It's one of those cute ironies that Rockstar Games, most famous for the virtual cityscapes of the Grand Theft Auto series, would create what many consider its masterpiece when working with the dust and dirt of the wilds. When it launched in 2010, the open-world western Red Dead Redemption was as refreshing as a chill blast of mountain air: a bucolic, melancholy counterpoint to the madcap urban caricature of GTA. And so it's fitting that the sequel, Red Dead Redemption 2, makes its greatest strides in its world.

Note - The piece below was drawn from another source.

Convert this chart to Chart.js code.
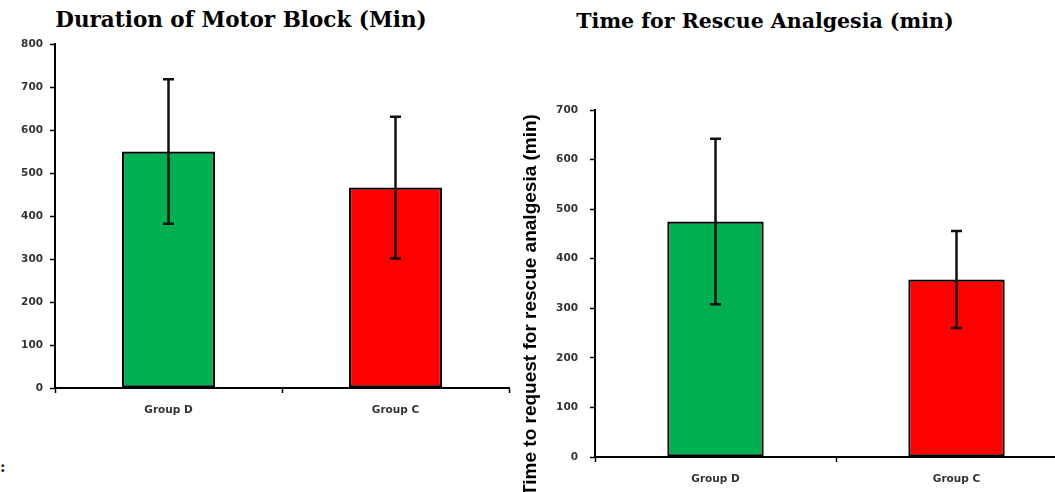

This is a vast, staggeringly detailed open world. You could get out a virtual ruler to proclaim it Rockstar's biggest yet, or count every single NPC, line of dialogue, rock, tree and outhouse and say it's the developer's densest, but I'll leave all that for someone else. What I will say is that this is Rockstar's broadest canvas since Grand Theft Auto: San Andreas, quite possibly even more so, with what no longer feels like a take on a single city or state but practically an entire country.
There are the heights of Amorino, hidden under knee-deep snow, the flats of New Hanover, the bayous of Lemoyne, the opulent metropolis of Saint Denis, and the clipped greens of West Elizabeth. It's a map that offers Rockstar's take on the sights and sounds of late 19th-century New Orleans through to South Carolina, from Indiana to Iowa and plenty more besides - a forged snapshot of an America forever lost that is utterly convincing.